The Erosion of Social Stamina
There is also the matter of our shrinking tolerance for discomfort. Because the digital world offers an "unmatch" or "block" button for every minor friction, our psychological muscles for conflict resolution are atrophying. We see this in the rise of "ghosting" as a standard exit strategy. It’s not just a lack of manners; it’s a psychological defense mechanism against the vulnerability of saying, "I’m not feeling this."
By avoiding the mild discomfort of a difficult conversation, we are inadvertently increasing our long-term social anxiety. We begin to view every interaction as disposable. When a relationship is framed as something that can be deleted with a swipe, we stop investing the emotional labor required to make it work. We are becoming a culture of "early exits," leaving just as the actual work of intimacy—the messy, complicated, non-optimized part—begins.
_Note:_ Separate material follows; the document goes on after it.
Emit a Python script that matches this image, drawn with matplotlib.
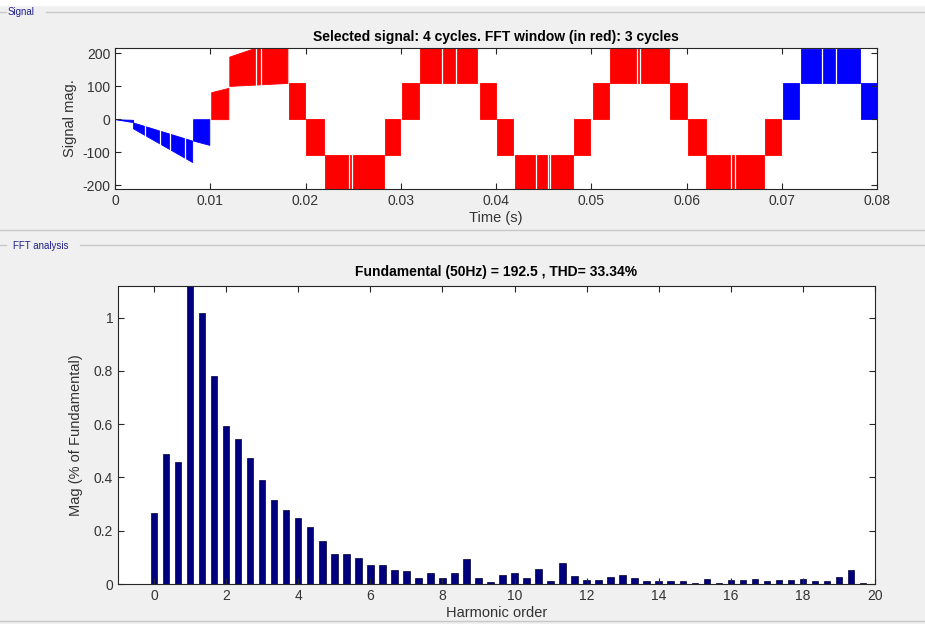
import matplotlib
matplotlib.use('Agg')
import matplotlib.pyplot as plt
import numpy as np
from matplotlib.lines import Line2D

plt.rcParams['font.family'] = ['Liberation Sans', 'DejaVu Sans']
plt.rcParams['axes.unicode_minus'] = False

# ---------------- signal: PWM blocks ----------------
# each block switches between a lower and an upper envelope
blk_t0 = [0.0, 0.0019, 0.0082, 0.0101, 0.0120, 0.0183, 0.0201, 0.0220, 0.0283,
          0.0301, 0.0320, 0.0383, 0.0401, 0.0420, 0.0482, 0.0502, 0.0520, 0.0583,
          0.0602, 0.0620, 0.0682, 0.0701, 0.0720, 0.0783]
blk_t1 = [0.0019, 0.0081, 0.0099, 0.0119, 0.0181, 0.0199, 0.0219, 0.0282, 0.0299,
          0.0319, 0.0380, 0.0400, 0.0418, 0.0481, 0.0499, 0.0519, 0.0582, 0.0600,
          0.0620, 0.0681, 0.0699, 0.0718, 0.0782, 0.0800]
blk_lo0 = [0, -28, -65, 0, 101, 0, -108, -250, -108, 0, 110, 0, -108, -250, -108,
           0, 110, 0, -108, -250, -108, 0, 110, 0]
blk_lo1 = [-9, -130, -78, 0, 110, 0, -108, -250, -108, 0, 110, 0, -108, -250, -108,
           0, 110, 0, -108, -250, -108, 0, 110, 0]
blk_hi0 = [0, -10, 0, 82, 190, 110, 0, -108, 0, 110, 250, 110, 0, -108, 0,
           110, 250, 110, 0, -108, 0, 110, 214, 110]
blk_hi1 = [-2, -65, 0, 95, 250, 110, 0, -108, 0, 110, 250, 110, 0, -108, 0,
           110, 250, 110, 0, -108, 0, 110, 214, 110]
blk_col = ['b', 'b', 'b'] + ['r'] * 18 + ['b', 'b', 'b']

# thin white gaps (wider pulses) visible inside the blocks
gap_t = [0.0031, 0.0047, 0.0058, 0.0073, 0.0148, 0.0153, 0.0246, 0.0249,
         0.0343, 0.0358, 0.0442, 0.0455, 0.0457, 0.0548, 0.0551, 0.0647,
         0.0651, 0.0742, 0.0757]

# ---------------- FFT: harmonic spectrum, 1/3 harmonic resolution ----------------
harm_order = np.arange(60) / 3.0
mag_pct = [0.268, 0.489, 0.457, 100.0, 1.018, 0.782, 0.594, 0.543, 0.474, 0.392,
           0.315, 0.277, 0.247, 0.214, 0.163, 0.113, 0.113, 0.099, 0.070, 0.070,
           0.053, 0.049, 0.023, 0.040, 0.024, 0.040, 0.095, 0.023, 0.007, 0.032,
           0.040, 0.022, 0.058, 0.012, 0.077, 0.029, 0.015, 0.015, 0.025, 0.032,
           0.021, 0.011, 0.011, 0.011, 0.011, 0.005, 0.018, 0.004, 0.015, 0.014,
           0.018, 0.012, 0.014, 0.014, 0.018, 0.011, 0.011, 0.025, 0.054, 0.004]

txt_col = '#333333'
panel_col = '#1f1f8f'

fig = plt.figure(figsize=(9.25, 6.24), dpi=100)
fig.patch.set_facecolor('#f0f0f0')

# panel frames (GUI look)
W, H = 925.0, 624.0
def hline(y, x0, x1, c='#c8c8c8'):
    fig.add_artist(Line2D([x0 / W, x1 / W], [1 - y / H, 1 - y / H], color=c, lw=1.0))
fig.add_artist(plt.Rectangle((0, 1 - 5 / H), 1, 5 / H, color='white', transform=fig.transFigure))
hline(12, 0, 6)
hline(12, 46, 925)
hline(230, 0, 925)
hline(245, 0, 6)
hline(245, 80, 925)
hline(621, 0, 925)
fig.text(8 / W, 1 - 12 / H, 'Signal', fontsize=7, color=panel_col, va='center')
fig.text(13 / W, 1 - 246 / H, 'FFT analysis', fontsize=7, color=panel_col, va='center')

def style(ax):
    ax.tick_params(direction='in', top=True, right=True, length=4, width=0.8,
                   labelsize=10, colors='#262626', labelcolor=txt_col)
    for s in ax.spines.values():
        s.set_color('#262626')
        s.set_linewidth(0.8)

# ---------------- top: signal ----------------
ax1 = fig.add_axes([115 / W, 1 - 189 / H, 762 / W, 141.3 / H])
for i in range(len(blk_t0)):
    c = '#0000ff' if blk_col[i] == 'b' else '#ff0000'
    ax1.fill_between([blk_t0[i], blk_t1[i]], [blk_lo0[i], blk_lo1[i]],
                     [blk_hi0[i], blk_hi1[i]], color=c, lw=0.6, edgecolor=c)
ax1.vlines(gap_t, -260, 260, color='white', lw=0.9)
ax1.set_xlim(0, 0.08)
ax1.set_ylim(-212, 217)
ax1.set_xticks(np.arange(0, 0.081, 0.01))
ax1.set_xticklabels(['0', '0.01', '0.02', '0.03', '0.04', '0.05', '0.06', '0.07', '0.08'])
ax1.set_yticks([-200, -100, 0, 100, 200])
ax1.set_title('Selected signal: 4 cycles. FFT window (in red): 3 cycles',
              fontsize=10, fontweight='bold', color='black', pad=5)
ax1.set_xlabel('Time (s)', fontsize=10.5, color=txt_col, labelpad=2)
ax1.set_ylabel('Signal mag.', fontsize=10.5, color=txt_col, labelpad=4)
style(ax1)

# ---------------- bottom: FFT bars ----------------
ax2 = fig.add_axes([118 / W, 1 - 584 / H, 757 / W, 298.5 / H])
ax2.bar(harm_order, mag_pct, width=0.18, color='#00007f', edgecolor='#000033', lw=0.5)
ax2.set_xlim(-1, 20)
ax2.set_ylim(0, 1.121)
ax2.set_xticks(np.arange(0, 21, 2))
ax2.set_yticks([0, 0.2, 0.4, 0.6, 0.8, 1])
ax2.set_yticklabels(['0', '0.2', '0.4', '0.6', '0.8', '1'])
ax2.set_title('Fundamental (50Hz) = 192.5 , THD= 33.34%', fontsize=10,
              fontweight='bold', color='black', pad=7)
ax2.set_xlabel('Harmonic order', fontsize=10.5, color=txt_col, labelpad=2)
ax2.set_ylabel('Mag (% of Fundamental)', fontsize=10.5, color=txt_col, labelpad=8)
style(ax2)

fig.savefig('out.png', dpi=100, facecolor=fig.get_facecolor())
Reclaiming the Unscripted Moment
So, how do we push back against the efficiency trap? The answer isn't to delete the apps and move to a commune, but rather to shift our psychological posture. We need to move from a "search and rescue" mindset to one of "discovery."
This means embracing the uncurated. It means going on a date without having performed a deep-dive background check on their Instagram from 2016. It means allowing for a "bad" first thirty minutes without deciding the night is a failure. Most importantly, it means showing up as an unfinished project rather than a finished product.
The most profound psychological shifts in our love lives rarely happen when we find the person who ticks every box. They happen when we meet someone who makes the boxes feel irrelevant. To find that, we have to be willing to be inefficient. We have to be willing to waste time, to be bored, and to be surprised. In a world that demands we optimize everything, the most radical act of dating psychology is simply allowing ourselves to be seen in all our unoptimized, human glory.